On differential expansions of topological fields
A. Tarski, A. Robinson and A. Macintyre have described languages for which real-closed fields, algebraically closed valued fields, p-adically closed fieds admit quantifier elimination (and as a consequence one has a good understanding of definable sets in these structures). In particular, these structures are respectively o-minimal, C-minimal, p-minimal (more generally of dp-rank 1). More recently one has described satisfactory languages for which the corresponding theories admit elimination of imaginaries. In his work on Shelah’s conjecture on fields with the non independence property (NIP), W. Johnson has shown that a field of dp-rank 1, which is not strongly minimal can be endowed with a definable field topology.
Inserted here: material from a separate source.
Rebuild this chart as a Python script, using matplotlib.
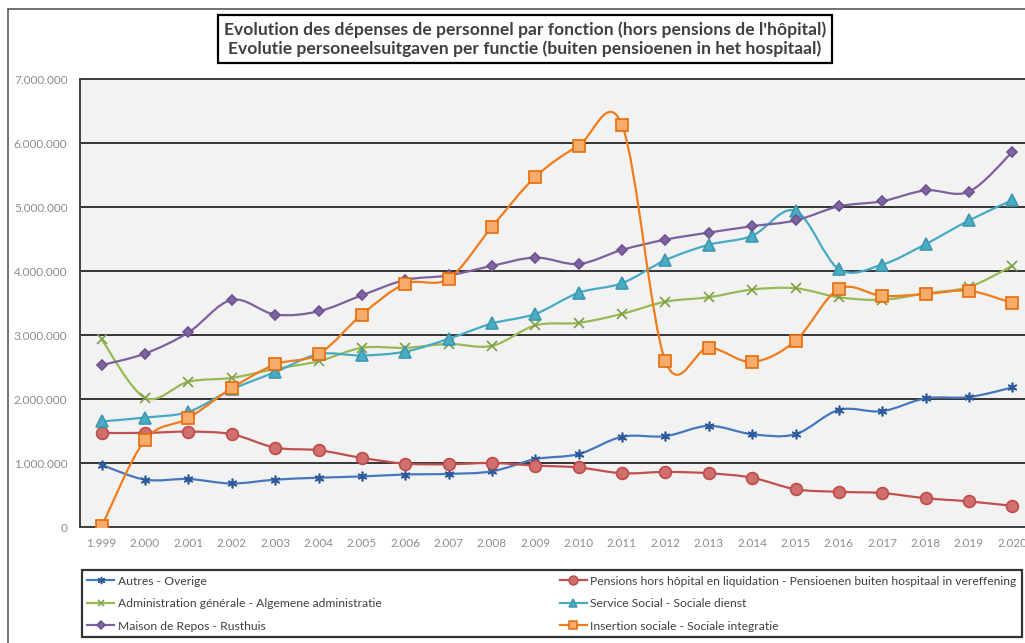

Differential expansions of (topological) fields of characteristic 0, where there is a priori no interactions between the derivation and the topology, have been first considered by M. Singer in the case of real-closed fields and he showed that the theory of differential ordered fields has a model companion. This was later generalized by M. Tressl in the class of large fields (a class of fields introduced by F. Pop).
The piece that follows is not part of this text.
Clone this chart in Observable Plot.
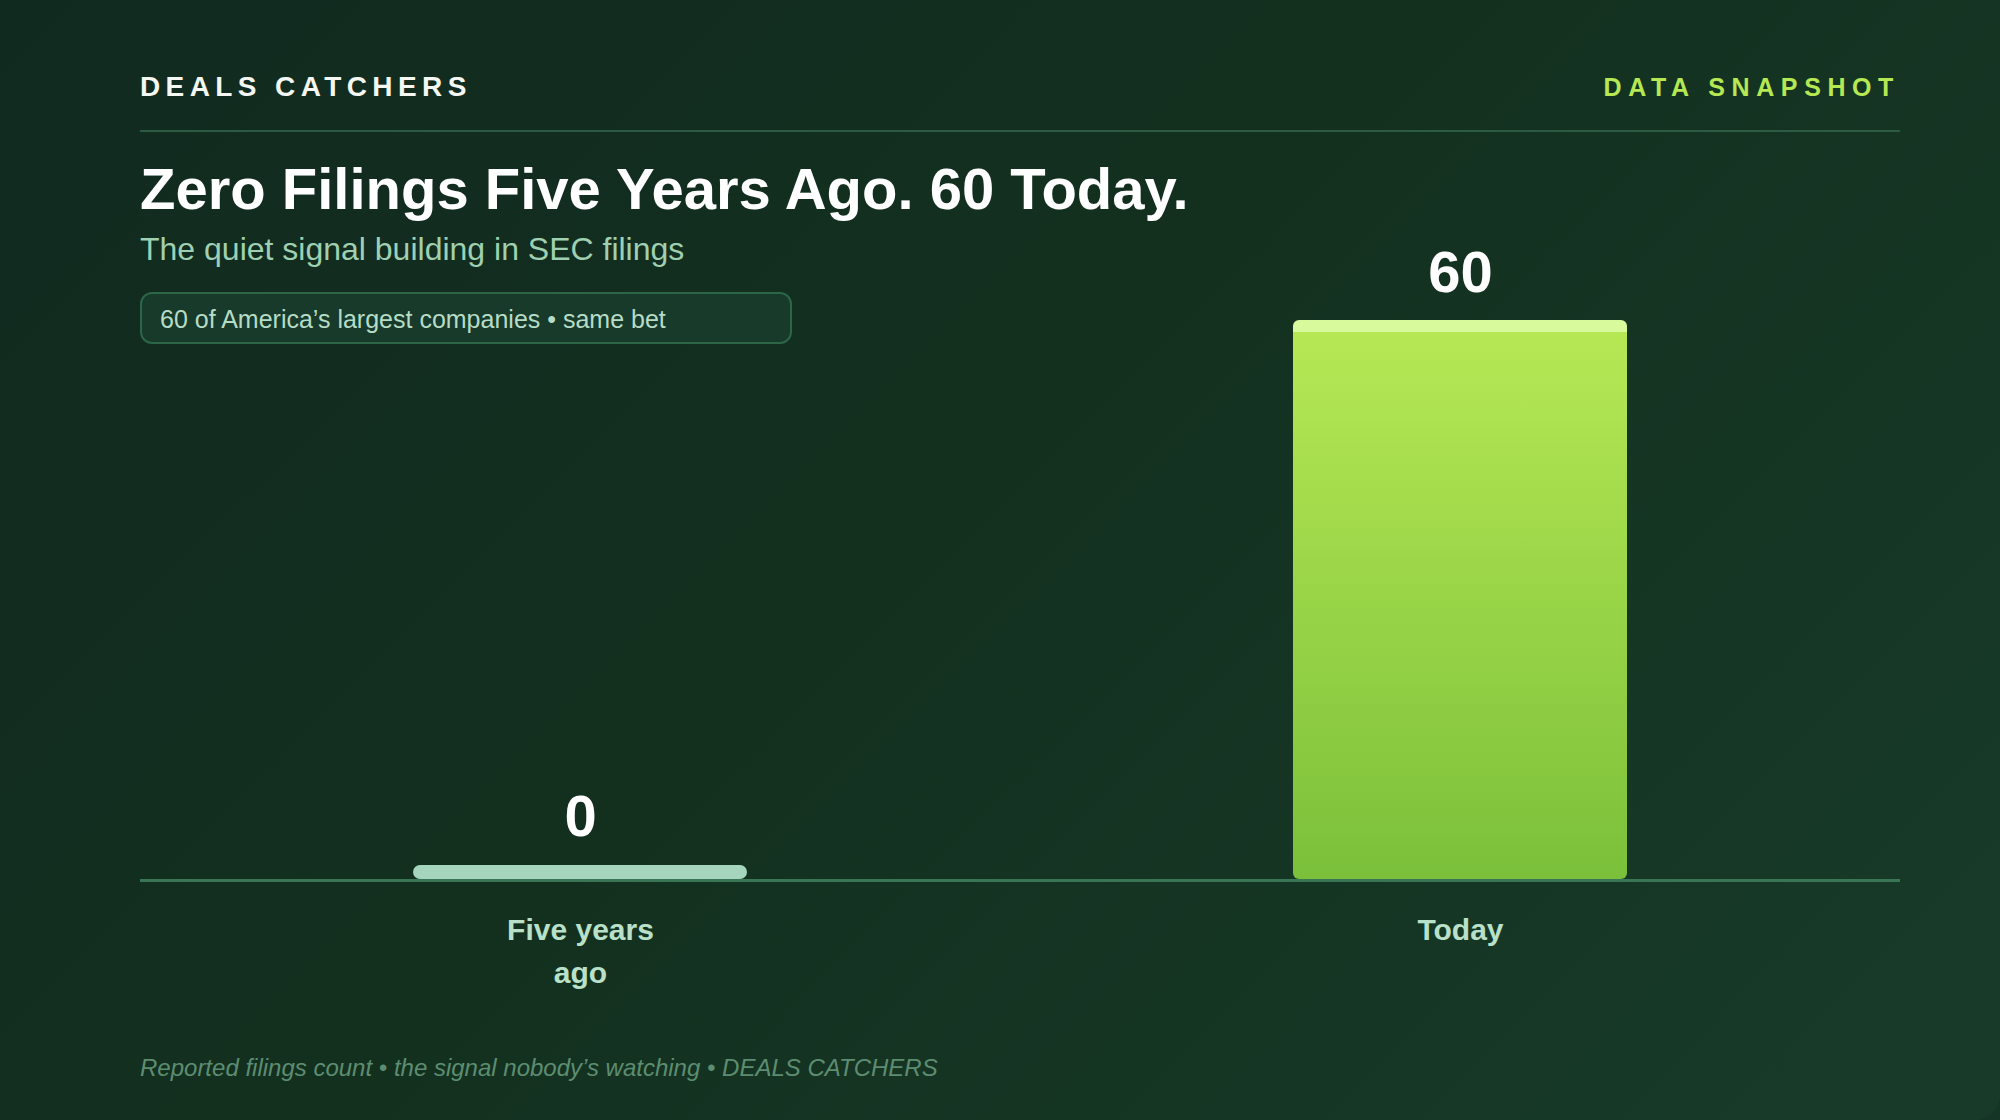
<!DOCTYPE html>
<html>
<head>
<meta charset="utf-8">
<script src="https://cdn.jsdelivr.net/npm/d3@7"></script>
<script src="https://cdn.jsdelivr.net/npm/@observablehq/plot@0.6"></script>
<style>
  html, body { margin: 0; padding: 0; width: 2000px; height: 1120px; overflow: hidden; background: #153627; }
  #card {
    position: absolute; left: 0; top: 0; width: 2000px; height: 1120px;
    background: linear-gradient(135deg, #112a20 0%, #13301f 45%, #183b29 100%);
    font-family: "Liberation Sans", Arial, Helvetica, sans-serif;
    border-radius: 0 0 26px 0;
  }
  .abs { position: absolute; line-height: 1; white-space: nowrap; margin: 0; }
  #brand { left: 140px; top: 73px; font-size: 28px; font-weight: 700; letter-spacing: 5.4px; color: #f4f7f2; }
  #tag { right: 100px; top: 75px; font-size: 25px; font-weight: 700; letter-spacing: 6.6px; color: #b5e853; }
  #divider { position: absolute; left: 140px; top: 130px; width: 1760px; height: 2px; background: #2c5a42; }
  #title { left: 140px; top: 160px; font-size: 58px; font-weight: 700; color: #ffffff; }
  #subtitle { left: 140px; top: 233px; font-size: 32px; font-weight: 400; color: #9fd0b1; }
  #pill {
    position: absolute; left: 140px; top: 292px; width: 652px; height: 52px; box-sizing: border-box;
    border: 2px solid #2d6547; border-radius: 12px; background: #173a2a;
    display: flex; align-items: center; padding-left: 18px; padding-top: 2px;
    font-size: 25px; color: #b6dcc6; white-space: nowrap;
  }
  #chart { position: absolute; left: 140px; top: 220px; width: 1760px; height: 800px; }
  #footer { left: 140px; top: 1056px; font-size: 24px; font-style: italic; color: #5d8d71; }
</style>
</head>
<body>
<div id="card">
  <div id="brand" class="abs">DEALS CATCHERS</div>
  <div id="tag" class="abs">DATA SNAPSHOT</div>
  <div id="divider"></div>
  <h1 id="title" class="abs">Zero Filings Five Years Ago. 60 Today.</h1>
  <div id="subtitle" class="abs">The quiet signal building in SEC filings</div>
  <div id="pill">60 of America’s largest companies • same bet</div>
  <div id="chart"></div>
  <div id="footer" class="abs">Reported filings count • the signal nobody’s watching • DEALS CATCHERS</div>
</div>
<script>
// ---- data ----
const categories = ["Five years ago", "Today"];
const filings = [0, 60];
const tickLabels = ["Five years\nago", "Today"];

const data = categories.map((c, i) => ({category: c, value: filings[i]}));
const positive = data.filter(d => d.value > 0);
const zeros = data.filter(d => d.value === 0);
const maxVal = d3.max(filings);

const gradientDefs = (index, scales) => {
  const h = scales.y(0) - scales.y(maxVal);
  const off = Math.min(1, 12 / h);
  const defs = d3.create("svg:defs");
  const g = defs.append("linearGradient")
    .attr("id", "barGrad").attr("x1", 0).attr("y1", 0).attr("x2", 0).attr("y2", 1);
  g.append("stop").attr("offset", 0).attr("stop-color", "#d9f99d");
  g.append("stop").attr("offset", off).attr("stop-color", "#d9f99d");
  g.append("stop").attr("offset", off).attr("stop-color", "#b6e854");
  g.append("stop").attr("offset", 1).attr("stop-color", "#7bc03a");
  return defs.node();
};

const chart = Plot.plot({
  width: 1760,
  height: 800,
  marginTop: 100,
  marginBottom: 141,
  marginLeft: 0,
  marginRight: 0,
  style: {background: "transparent", fontFamily: "Liberation Sans, Arial, sans-serif", overflow: "visible"},
  x: {domain: categories, paddingInner: 0.62, paddingOuter: 0.31, label: null},
  y: {domain: [0, maxVal], axis: null},
  marks: [
    gradientDefs,
    Plot.barY(positive, {x: "category", y: "value", fill: "url(#barGrad)", rx: 6}),
    Plot.barY(zeros, {x: "category", y1: "value", y2: "value", insetTop: -14, fill: "#a6d5bd", rx: 7}),
    Plot.ruleY([0], {stroke: "#3a7555", strokeWidth: 3, dy: 1}),
    Plot.text(positive, {x: "category", y: "value", text: d => String(d.value), dy: -29, lineAnchor: "bottom",
      fontSize: 58, fontWeight: 700, fill: "#ffffff"}),
    Plot.text(zeros, {x: "category", y: "value", text: d => String(d.value), dy: -44, lineAnchor: "bottom",
      fontSize: 58, fontWeight: 700, fill: "#ffffff"}),
    Plot.axisX({tickSize: 0, tickPadding: 30, fontSize: 30, fontWeight: 700, lineHeight: 1.43, label: null,
      color: "#b9e0c8", tickFormat: c => tickLabels[categories.indexOf(c)]})
  ]
});
document.getElementById("chart").appendChild(chart);
</script>
</body>
</html>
In this talk, we consider the following setting. Given a large field of characteristic 0 endowed with a definable field topology and its theory T, we denote by Tδ the theory of differential expansions of models of T by a derivation δ (satisfying the usual axiom: δ(x+y)=δ(x)+δ(y)∧ δ(xy)=δ(x)y+xδ(y)). Under some further conditions on definable subsets in models of T, we show the following. The class of existentially closed models of Tδ is first-order axiomatisable by a theory Tδ*. Properties such as: quantifier elimination, the NIP property, elimination of imaginaries transfer from T to Tδ*. In order to show the last result, we first prove a cell decomposition theorem for models of T, applying a similar strategy as for topological fields of dp-rank 1 due to P. Simon and E. Walsberg and then we show that there are no new open definable sets in models of Tδ*. This approach can be applied to certain theories of pairs of models of T. These results were obtained in collaboration with N. Guzy and P. Cubides Kovacsics.
Then, using that the theories T we consider, are geometric theories (the topological dimension is well-behaved), we pursue our analysis to describe finite-dimensional definable groups in models of Tδ*. We relate them to definable groups in models of T, using Weil’s approach to recover an algebraic group from generic data. This last part is ongoing work with A. Pillay and K. Peterzil.